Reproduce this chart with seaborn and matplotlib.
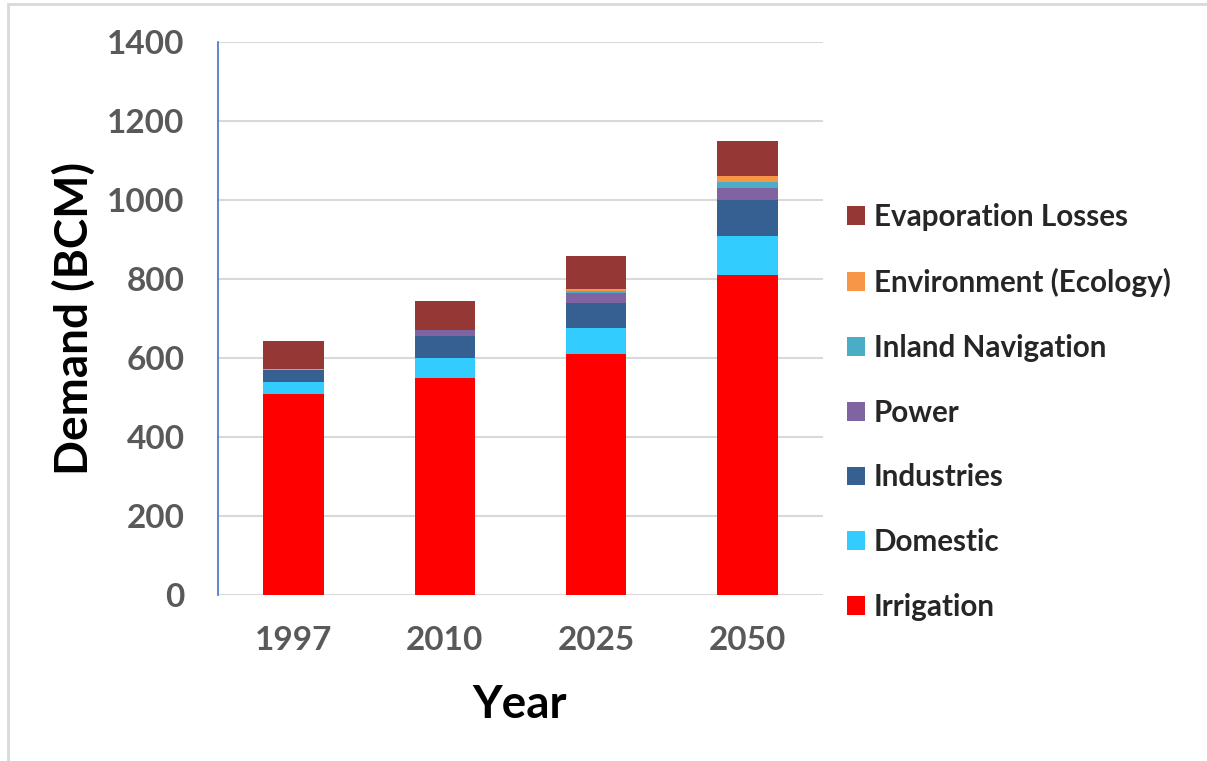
import matplotlib
matplotlib.use("Agg")
import matplotlib.pyplot as plt
import seaborn as sns
import numpy as np
from matplotlib.patches import Patch, Rectangle

years = ["1997", "2010", "2025", "2050"]
irrigation = [510, 550, 610, 810]
domestic = [30, 50, 65, 100]
industries = [30, 55, 65, 90]
power = [0, 15, 24, 30]
inland_navigation = [0, 0, 5, 15]
environment = [2, 0, 5, 15]
evaporation = [71, 75, 85, 90]

series_names = ["Irrigation", "Domestic", "Industries", "Power",
                "Inland Navigation", "Environment (Ecology)", "Evaporation Losses"]
series_values = [irrigation, domestic, industries, power,
                 inland_navigation, environment, evaporation]
series_colors = ["#FF0000", "#33CCFF", "#376092", "#8064A2",
                 "#4BACC6", "#F79646", "#953735"]

y_ticks = [0, 200, 400, 600, 800, 1000, 1200, 1400]

sns.set_style("white")
plt.rcParams['font.family'] = ['Lato', 'DejaVu Sans']

fig = plt.figure(figsize=(12.07, 7.61), dpi=100)
ax = fig.add_axes([218/1207, 1-595/761, (823-218)/1207, (595-42)/761])

bottom = np.zeros(len(years))
for name, vals, col in zip(series_names, series_values, series_colors):
    sns.barplot(x=years, y=vals, bottom=bottom, color=col, width=0.4,
                ax=ax, linewidth=0, saturation=1, label=name)
    bottom = bottom + np.array(vals)

ax.set_ylim(0, 1400)
ax.set_yticks(y_ticks)
ax.set_xlim(-0.5, 3.5)
ax.yaxis.grid(True, color="#D9D9D9", linewidth=1.5)
ax.set_axisbelow(True)
for s in ["top", "right", "bottom"]:
    ax.spines[s].set_visible(False)
ax.spines["left"].set_color("#4472C4")
ax.spines["left"].set_linewidth(1.2)
ax.tick_params(axis="both", length=0, labelsize=24, labelcolor="#595959")
ax.tick_params(axis="y", pad=24)
ax.tick_params(axis="x", pad=22)
for lab in ax.get_xticklabels() + ax.get_yticklabels():
    lab.set_fontweight("bold")

ax.set_ylabel("Demand (BCM)", fontsize=33, fontweight="bold", color="black")
ax.set_xlabel("Year", fontsize=33, fontweight="bold", color="black")
ax.yaxis.set_label_coords(96/1207, 1-318/761, transform=fig.transFigure)
ax.xaxis.set_label_coords(520/1207, 1-684/761, transform=fig.transFigure)

handles = [Patch(facecolor=c, edgecolor="none") for c in series_colors][::-1]
labels = series_names[::-1]
leg = ax.get_legend()
if leg is not None:
    leg.remove()
fig.legend(handles, labels, loc="center left",
           bbox_to_anchor=(847/1207, 1-412/761), frameon=False,
           handlelength=0.6, handleheight=0.6,
           handletextpad=0.3, labelspacing=1.245, borderpad=0, borderaxespad=0,
           prop={"weight": "bold", "size": 21.3})

fig.patches.append(Rectangle((8/1207, -0.1), 1.2, 1.1 - 4/761,
                             transform=fig.transFigure, fill=False,
                             edgecolor="#D9D9D9", linewidth=2))

fig.savefig("out.png", dpi=100)
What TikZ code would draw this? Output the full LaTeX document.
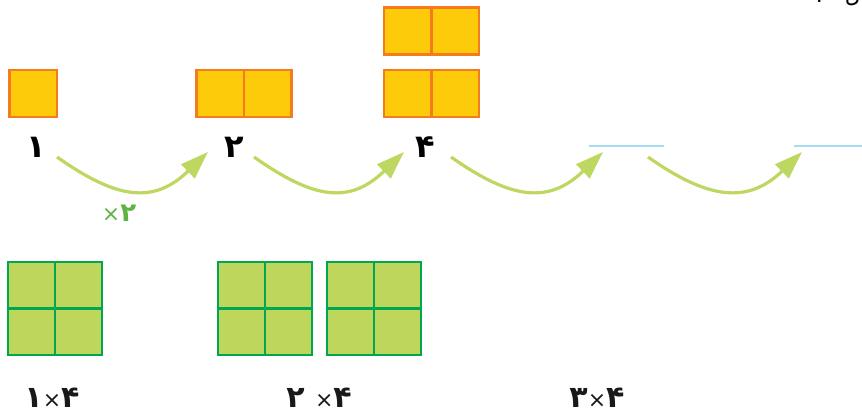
\documentclass[tikz,border=0pt]{standalone}
\usepackage{fontspec}
\usetikzlibrary{arrows.meta}
\newfontfamily\fa[Script=Arabic]{DejaVu Sans}
\TeXXeTstate=1
\definecolor{yfill}{HTML}{FDCB0A}
\definecolor{ystroke}{HTML}{F47B20}
\definecolor{gfill}{HTML}{BDD65B}
\definecolor{gstroke}{HTML}{00A651}
\definecolor{arrowc}{HTML}{BDD760}
\definecolor{labelg}{HTML}{5DB446}
\definecolor{blankc}{HTML}{A6DCF2}
\newcommand{\tms}{{\fontseries{m}\fontsize{22}{26}\selectfont ×}}
\tikzset{
  ycell/.style={draw=ystroke,fill=yfill,line width=2.5pt,inner sep=0pt,outer sep=0pt,minimum width=47.5pt,minimum height=47pt},
  gcell/.style={draw=gstroke,fill=gfill,line width=2.8pt,inner sep=0pt,outer sep=0pt,minimum width=47pt,minimum height=46.5pt},
  digit/.style={font=\fa\bfseries\fontsize{32}{36}\selectfont,text=black,inner sep=0pt,anchor=base},
  blabel/.style={font=\fa\bfseries\fontsize{30}{34}\selectfont,text=black!90,inner sep=0pt,anchor=base},
  multlabel/.style={font=\fa\bfseries\fontsize{26}{30}\selectfont,text=labelg,inner sep=0pt,anchor=base},
  curvearrow/.style={draw=arrowc,line width=3.2pt,-{Triangle[length=28pt,width=19pt]}},
  blankline/.style={draw=blankc,line width=1.5pt},
}
\begin{document}
\begin{tikzpicture}[x=1pt,y=-1pt]
\useasboundingbox (0,0) rectangle (862,415);
% top-right cropped text fragment
\begin{scope}
\clip (760,0) rectangle (862,30);
\node[font=\fa\fontsize{22}{26}\selectfont,inner sep=0pt,anchor=base east] (frag) at (861,2) {\beginR ل\hspace{22pt}.\endR};
\end{scope}
% yellow squares
\node[ycell] (y1) at (33,93.5) {};
\node[ycell] (y2a) at (220,93.5) {};
\node[ycell] (y2b) at (267.5,93.5) {};
\node[ycell] (y4a) at (407.5,31) {};
\node[ycell] (y4b) at (455,31) {};
\node[ycell] (y4c) at (407.5,93.5) {};
\node[ycell] (y4d) at (455,93.5) {};
% labels
\node[digit] (n1) at (36,157) {۱};
\node[digit] (n2) at (234,157) {۲};
\node[digit] (n4) at (425,157) {۴};
% blanks
\coordinate (b1s) at (589,146);
\coordinate (b1e) at (664,146);
\coordinate (b2s) at (794,146);
\coordinate (b2e) at (862,146);
\draw[blankline] (b1s) -- (b1e);
\draw[blankline] (b2s) -- (b2e);
% arrows
\foreach \i/\sx/\ex in {1/57/208,2/254/404,3/451/603,4/648/802}{
  \coordinate (a\i s) at (\sx,157);
  \coordinate (a\i e) at (\ex,152);
  \coordinate (a\i c1) at (\sx+61,200);
  \coordinate (a\i c2) at (\ex-54,204);
  \draw[curvearrow] (a\i s) .. controls (a\i c1) and (a\i c2) .. (a\i e);
}
\node[multlabel] (m2) at (119,221) {\beginR ۲\tms\endR};
% green squares
\foreach \n/\x in {g1/8,g2/218,g3/327}{
  \node[gcell] (\n a) at (\x+23.5,285.25) {};
  \node[gcell] (\n b) at (\x+70.5,285.25) {};
  \node[gcell] (\n c) at (\x+23.5,331.75) {};
  \node[gcell] (\n d) at (\x+70.5,331.75) {};
}
% bottom labels
\node[blabel] (l1) at (52,407) {\beginR ۴\tms۱\endR};
\node[blabel] (l2) at (319,407) {\beginR ۴\tms{} ۲\endR};
\node[blabel] (l3) at (597,407) {\beginR ۴\tms۳\endR};
\end{tikzpicture}
\end{document}
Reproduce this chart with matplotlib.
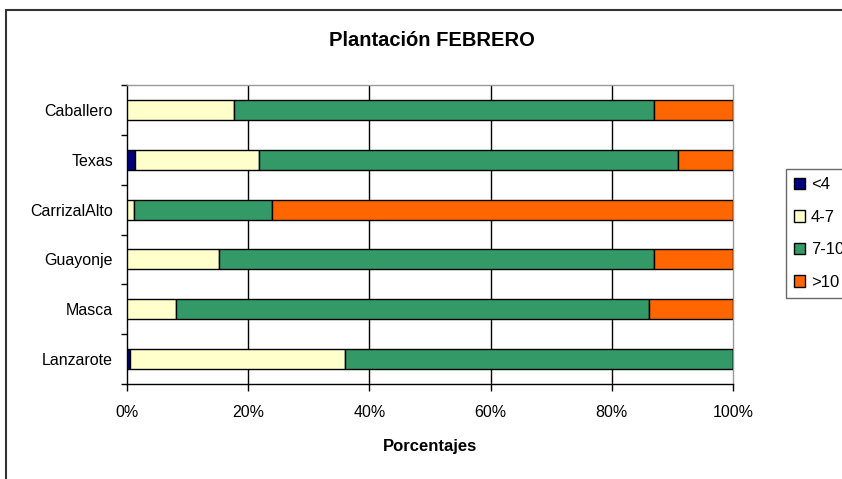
import matplotlib.pyplot as plt
from matplotlib.patches import Rectangle
from matplotlib.ticker import FixedLocator
import numpy as np

plt.rcParams['font.family'] = ['Liberation Sans', 'DejaVu Sans']

categories = ['Caballero', 'Texas', 'CarrizalAlto', 'Guayonje', 'Masca', 'Lanzarote']
series_names = ['<4', '4-7', '7-10', '>10']
colors = ['#000080', '#FFFFCC', '#339966', '#FF6600']

# percentages per category (top to bottom)
lt4 = [0.0, 1.3, 0.0, 0.0, 0.0, 0.5]
s4_7 = [17.6, 20.4, 1.2, 15.2, 8.1, 35.4]
s7_10 = [69.4, 69.2, 22.7, 71.8, 78.1, 64.1]
gt10 = [13.0, 9.1, 76.1, 13.0, 13.8, 0.0]
series = [lt4, s4_7, s7_10, gt10]

W, H = 842, 479
fig = plt.figure(figsize=(W / 100, H / 100), dpi=100)
ax = fig.add_axes([127 / W, 1 - 384 / H, (733 - 127) / W, (384 - 85) / H])

y = np.arange(len(categories))[::-1]
left = np.zeros(len(categories))
for name, vals, col in zip(series_names, series, colors):
    vals = np.array(vals)
    ax.barh(y, vals, left=left, height=0.4, color=col, edgecolor='black',
            linewidth=1.0, label=name, zorder=3)
    left += vals

ax.set_xlim(0, 100)
ax.set_ylim(-0.5, len(categories) - 0.5)
ax.set_xticks([0, 20, 40, 60, 80, 100])
ax.set_xticklabels(['0%', '20%', '40%', '60%', '80%', '100%'])
ax.set_yticks(y)
ax.set_yticklabels(categories)
ax.yaxis.set_minor_locator(FixedLocator(np.arange(-0.5, len(categories), 1)))

ax.tick_params(axis='y', which='major', length=0, pad=10, labelsize=11.5)
ax.tick_params(axis='y', which='minor', length=4, width=1, color='black')
ax.tick_params(axis='x', length=5, width=1, pad=10, labelsize=11.5)

for xv in [20, 40, 60, 80]:
    ax.axvline(xv, color='black', linewidth=1, zorder=1)

ax.spines['left'].set_color('black')
ax.spines['bottom'].set_color('black')
ax.spines['top'].set_color('#999999')
ax.spines['right'].set_color('#999999')
for s in ax.spines.values():
    s.set_linewidth(1)

ax.set_xlabel('Porcentajes', fontsize=12, fontweight='bold', labelpad=14)
fig.text(0.5 * (127 + 733) / W + 0.002, 1 - 40 / H, 'Plantación FEBRERO',
         ha='center', va='center', fontsize=14.5, fontweight='bold')

leg = ax.legend(loc='upper left', bbox_to_anchor=(786 / W, 1 - 169 / H),
                bbox_transform=fig.transFigure, fontsize=12, frameon=True,
                fancybox=False, edgecolor='#444444', handlelength=0.65,
                handleheight=0.65, handletextpad=0.35, labelspacing=1.05,
                borderpad=0.5, borderaxespad=0)
leg.get_frame().set_linewidth(1)

# outer chart border (only left and top visible in the crop)
fig.patches.append(Rectangle((6 / W, -0.1), 1.2, 1 - 10 / H + 0.1,
                             transform=fig.transFigure, fill=False,
                             edgecolor='#333333', linewidth=1.5))

fig.savefig('out.png', dpi=100)
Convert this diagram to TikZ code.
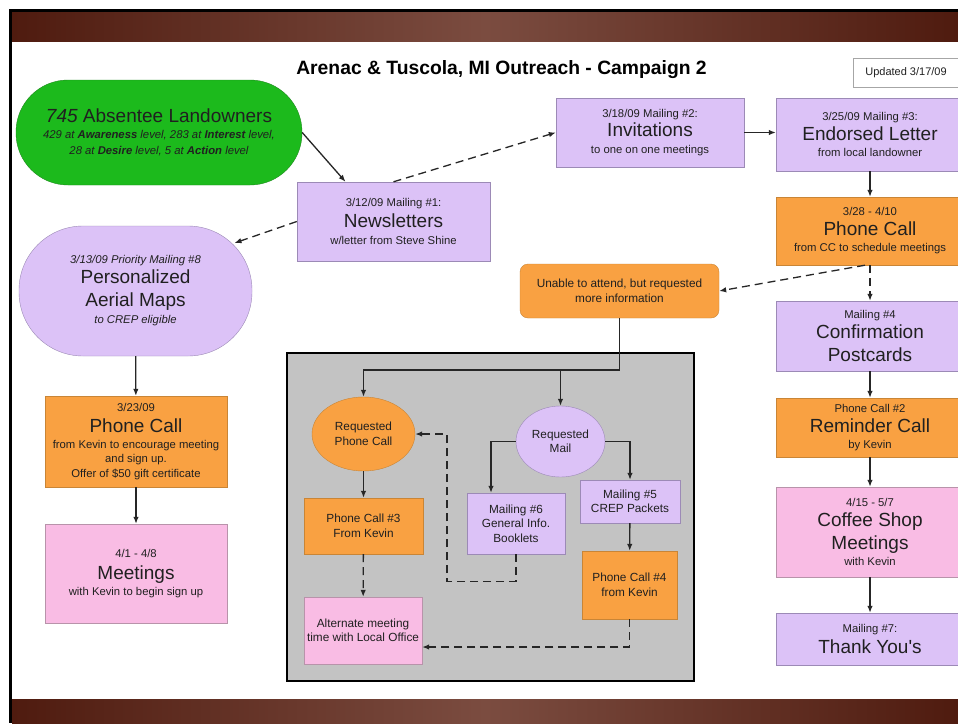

□ □ □ □ □ □ □

Please return, exactly as written, the lines from the first line of the records above through the line containing "from matplotlib.patches import Patch, Rectangle", both included, leaving out any pictures.

RESULT OF THE EXERCISE:
Reproduce this chart with seaborn and matplotlib.
import matplotlib
matplotlib.use("Agg")
import matplotlib.pyplot as plt
import seaborn as sns
import numpy as np
from matplotlib.patches import Patch, Rectangle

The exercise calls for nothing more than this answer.